#### Description of the task
Write each line of the material exactly as given, from the top through the line that contains "const binWidth = 1.0026;", and omit all pictures.

#### Recorded data

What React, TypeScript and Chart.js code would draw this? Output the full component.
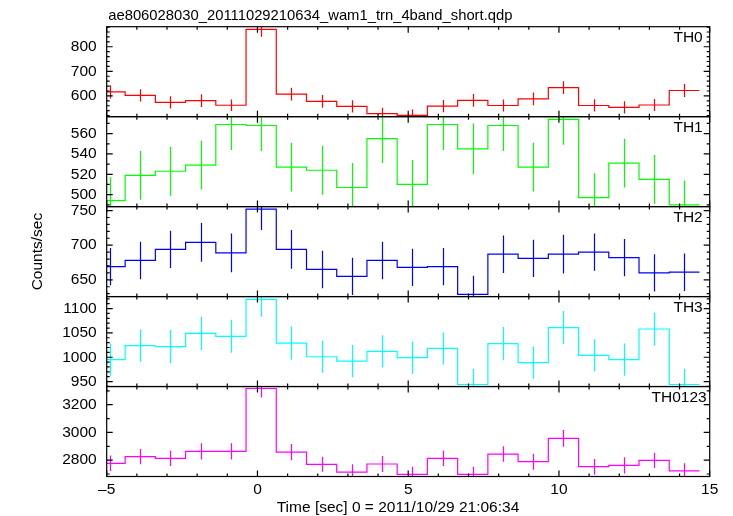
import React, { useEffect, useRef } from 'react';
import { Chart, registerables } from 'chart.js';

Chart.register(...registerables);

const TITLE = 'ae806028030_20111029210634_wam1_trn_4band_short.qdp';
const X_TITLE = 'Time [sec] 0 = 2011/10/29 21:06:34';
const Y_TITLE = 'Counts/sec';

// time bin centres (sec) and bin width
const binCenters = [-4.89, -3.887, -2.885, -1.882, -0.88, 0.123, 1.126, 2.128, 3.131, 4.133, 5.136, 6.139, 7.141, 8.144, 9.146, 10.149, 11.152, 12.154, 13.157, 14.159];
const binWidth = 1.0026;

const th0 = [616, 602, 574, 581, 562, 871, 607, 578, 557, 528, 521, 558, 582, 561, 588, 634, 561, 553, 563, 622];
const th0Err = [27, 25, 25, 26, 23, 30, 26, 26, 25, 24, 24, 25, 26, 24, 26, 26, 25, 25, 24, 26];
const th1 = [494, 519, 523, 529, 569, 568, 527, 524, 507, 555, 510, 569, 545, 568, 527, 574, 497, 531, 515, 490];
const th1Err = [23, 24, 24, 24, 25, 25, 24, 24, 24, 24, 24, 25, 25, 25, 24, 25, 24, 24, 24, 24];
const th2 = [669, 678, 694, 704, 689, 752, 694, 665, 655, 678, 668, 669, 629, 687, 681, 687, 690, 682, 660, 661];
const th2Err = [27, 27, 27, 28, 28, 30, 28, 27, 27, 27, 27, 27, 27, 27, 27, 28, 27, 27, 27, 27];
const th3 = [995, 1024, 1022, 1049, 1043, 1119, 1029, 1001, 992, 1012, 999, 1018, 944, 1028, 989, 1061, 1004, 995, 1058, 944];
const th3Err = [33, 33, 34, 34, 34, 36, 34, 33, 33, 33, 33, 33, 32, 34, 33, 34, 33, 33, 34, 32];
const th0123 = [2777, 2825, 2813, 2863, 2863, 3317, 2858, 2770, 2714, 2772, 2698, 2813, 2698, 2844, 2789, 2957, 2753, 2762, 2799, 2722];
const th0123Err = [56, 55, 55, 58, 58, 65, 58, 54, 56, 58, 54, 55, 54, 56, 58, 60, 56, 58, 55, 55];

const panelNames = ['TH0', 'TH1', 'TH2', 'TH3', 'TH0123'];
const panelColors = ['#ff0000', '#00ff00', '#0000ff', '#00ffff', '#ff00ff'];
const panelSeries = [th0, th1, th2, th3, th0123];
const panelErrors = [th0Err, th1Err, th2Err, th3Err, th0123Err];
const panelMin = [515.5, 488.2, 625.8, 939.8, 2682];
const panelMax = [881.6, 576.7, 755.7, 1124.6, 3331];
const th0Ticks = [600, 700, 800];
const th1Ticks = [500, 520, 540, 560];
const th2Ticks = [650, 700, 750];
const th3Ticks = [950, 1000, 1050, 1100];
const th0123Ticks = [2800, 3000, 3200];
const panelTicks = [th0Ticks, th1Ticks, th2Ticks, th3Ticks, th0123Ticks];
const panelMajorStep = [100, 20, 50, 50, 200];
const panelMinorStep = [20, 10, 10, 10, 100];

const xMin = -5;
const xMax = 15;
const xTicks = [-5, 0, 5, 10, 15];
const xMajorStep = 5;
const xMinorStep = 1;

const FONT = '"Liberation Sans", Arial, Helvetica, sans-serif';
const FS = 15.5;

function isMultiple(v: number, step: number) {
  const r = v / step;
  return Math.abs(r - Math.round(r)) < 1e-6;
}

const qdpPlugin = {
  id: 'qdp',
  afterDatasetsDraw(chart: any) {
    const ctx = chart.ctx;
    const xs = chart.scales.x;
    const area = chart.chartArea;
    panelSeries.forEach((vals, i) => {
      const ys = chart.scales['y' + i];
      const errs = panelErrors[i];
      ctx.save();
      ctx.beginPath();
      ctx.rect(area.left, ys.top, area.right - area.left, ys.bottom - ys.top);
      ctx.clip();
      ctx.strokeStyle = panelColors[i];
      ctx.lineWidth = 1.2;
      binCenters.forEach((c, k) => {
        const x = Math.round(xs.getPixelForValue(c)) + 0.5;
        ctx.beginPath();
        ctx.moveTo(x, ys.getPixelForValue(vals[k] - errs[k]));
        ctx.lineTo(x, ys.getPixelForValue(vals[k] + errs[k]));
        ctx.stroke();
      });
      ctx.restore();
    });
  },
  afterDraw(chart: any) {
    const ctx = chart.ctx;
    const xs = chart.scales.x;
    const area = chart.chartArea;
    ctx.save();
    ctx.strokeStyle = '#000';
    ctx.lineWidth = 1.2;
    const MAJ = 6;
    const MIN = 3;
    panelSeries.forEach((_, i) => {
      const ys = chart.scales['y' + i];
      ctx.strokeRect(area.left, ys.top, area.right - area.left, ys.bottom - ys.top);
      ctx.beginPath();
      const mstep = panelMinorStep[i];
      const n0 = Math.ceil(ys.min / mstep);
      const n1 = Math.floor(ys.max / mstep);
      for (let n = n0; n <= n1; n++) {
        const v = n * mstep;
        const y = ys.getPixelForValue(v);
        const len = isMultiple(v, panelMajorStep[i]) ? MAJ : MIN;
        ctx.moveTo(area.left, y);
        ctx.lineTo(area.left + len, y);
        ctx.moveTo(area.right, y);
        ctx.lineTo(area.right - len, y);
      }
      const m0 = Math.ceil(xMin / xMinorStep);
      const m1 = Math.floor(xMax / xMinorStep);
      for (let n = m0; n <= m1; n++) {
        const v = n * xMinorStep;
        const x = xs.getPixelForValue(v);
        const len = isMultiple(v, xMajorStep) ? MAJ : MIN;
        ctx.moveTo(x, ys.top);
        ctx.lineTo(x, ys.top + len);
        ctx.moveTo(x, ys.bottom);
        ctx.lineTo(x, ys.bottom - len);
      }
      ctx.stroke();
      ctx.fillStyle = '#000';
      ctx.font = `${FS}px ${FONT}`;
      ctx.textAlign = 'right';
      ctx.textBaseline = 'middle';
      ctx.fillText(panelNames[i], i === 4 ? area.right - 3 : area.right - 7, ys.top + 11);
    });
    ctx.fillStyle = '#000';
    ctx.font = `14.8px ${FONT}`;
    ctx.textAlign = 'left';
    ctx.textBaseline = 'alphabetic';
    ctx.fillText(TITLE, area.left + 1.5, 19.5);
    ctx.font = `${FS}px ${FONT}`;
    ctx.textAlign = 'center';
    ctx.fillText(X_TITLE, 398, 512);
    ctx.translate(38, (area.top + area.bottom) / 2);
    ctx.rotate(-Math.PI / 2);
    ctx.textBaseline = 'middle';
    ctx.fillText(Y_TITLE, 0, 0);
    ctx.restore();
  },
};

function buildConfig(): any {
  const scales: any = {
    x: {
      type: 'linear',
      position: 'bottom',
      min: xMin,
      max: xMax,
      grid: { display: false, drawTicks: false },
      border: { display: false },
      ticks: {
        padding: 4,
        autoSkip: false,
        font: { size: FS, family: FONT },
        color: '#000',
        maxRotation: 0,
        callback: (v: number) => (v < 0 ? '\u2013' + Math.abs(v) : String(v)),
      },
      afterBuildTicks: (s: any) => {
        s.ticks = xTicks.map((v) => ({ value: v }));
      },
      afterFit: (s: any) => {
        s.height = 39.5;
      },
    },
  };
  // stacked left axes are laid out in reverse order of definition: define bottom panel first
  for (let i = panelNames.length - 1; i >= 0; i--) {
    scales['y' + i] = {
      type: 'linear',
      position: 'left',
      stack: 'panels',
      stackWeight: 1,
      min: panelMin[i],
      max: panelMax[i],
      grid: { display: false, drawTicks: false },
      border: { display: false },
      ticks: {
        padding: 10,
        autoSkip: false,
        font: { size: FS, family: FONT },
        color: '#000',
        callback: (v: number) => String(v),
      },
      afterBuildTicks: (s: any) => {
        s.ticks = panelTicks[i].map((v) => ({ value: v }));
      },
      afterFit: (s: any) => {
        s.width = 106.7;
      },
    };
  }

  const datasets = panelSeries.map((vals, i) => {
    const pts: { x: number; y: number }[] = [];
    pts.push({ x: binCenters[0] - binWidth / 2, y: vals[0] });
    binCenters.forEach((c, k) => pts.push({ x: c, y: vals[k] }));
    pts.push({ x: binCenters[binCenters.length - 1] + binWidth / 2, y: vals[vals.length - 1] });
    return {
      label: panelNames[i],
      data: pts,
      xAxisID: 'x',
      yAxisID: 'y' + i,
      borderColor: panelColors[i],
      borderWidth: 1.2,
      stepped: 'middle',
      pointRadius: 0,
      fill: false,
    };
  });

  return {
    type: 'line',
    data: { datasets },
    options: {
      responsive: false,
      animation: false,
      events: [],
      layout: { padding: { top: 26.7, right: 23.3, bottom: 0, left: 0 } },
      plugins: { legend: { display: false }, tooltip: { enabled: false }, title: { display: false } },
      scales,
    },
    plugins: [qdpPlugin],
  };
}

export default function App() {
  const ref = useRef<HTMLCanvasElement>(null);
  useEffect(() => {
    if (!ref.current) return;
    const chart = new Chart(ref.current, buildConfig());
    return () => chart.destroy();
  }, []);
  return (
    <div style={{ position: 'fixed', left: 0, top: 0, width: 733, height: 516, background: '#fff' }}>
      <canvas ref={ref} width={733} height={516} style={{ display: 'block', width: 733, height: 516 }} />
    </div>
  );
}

#### The result
What React, TypeScript and Chart.js code would draw this? Output the full component.
import React, { useEffect, useRef } from 'react';
import { Chart, registerables } from 'chart.js';

Chart.register(...registerables);

const TITLE = 'ae806028030_20111029210634_wam1_trn_4band_short.qdp';
const X_TITLE = 'Time [sec] 0 = 2011/10/29 21:06:34';
const Y_TITLE = 'Counts/sec';

// time bin centres (sec) and bin width
const binCenters = [-4.89, -3.887, -2.885, -1.882, -0.88, 0.123, 1.126, 2.128, 3.131, 4.133, 5.136, 6.139, 7.141, 8.144, 9.146, 10.149, 11.152, 12.154, 13.157, 14.159];
const binWidth = 1.0026;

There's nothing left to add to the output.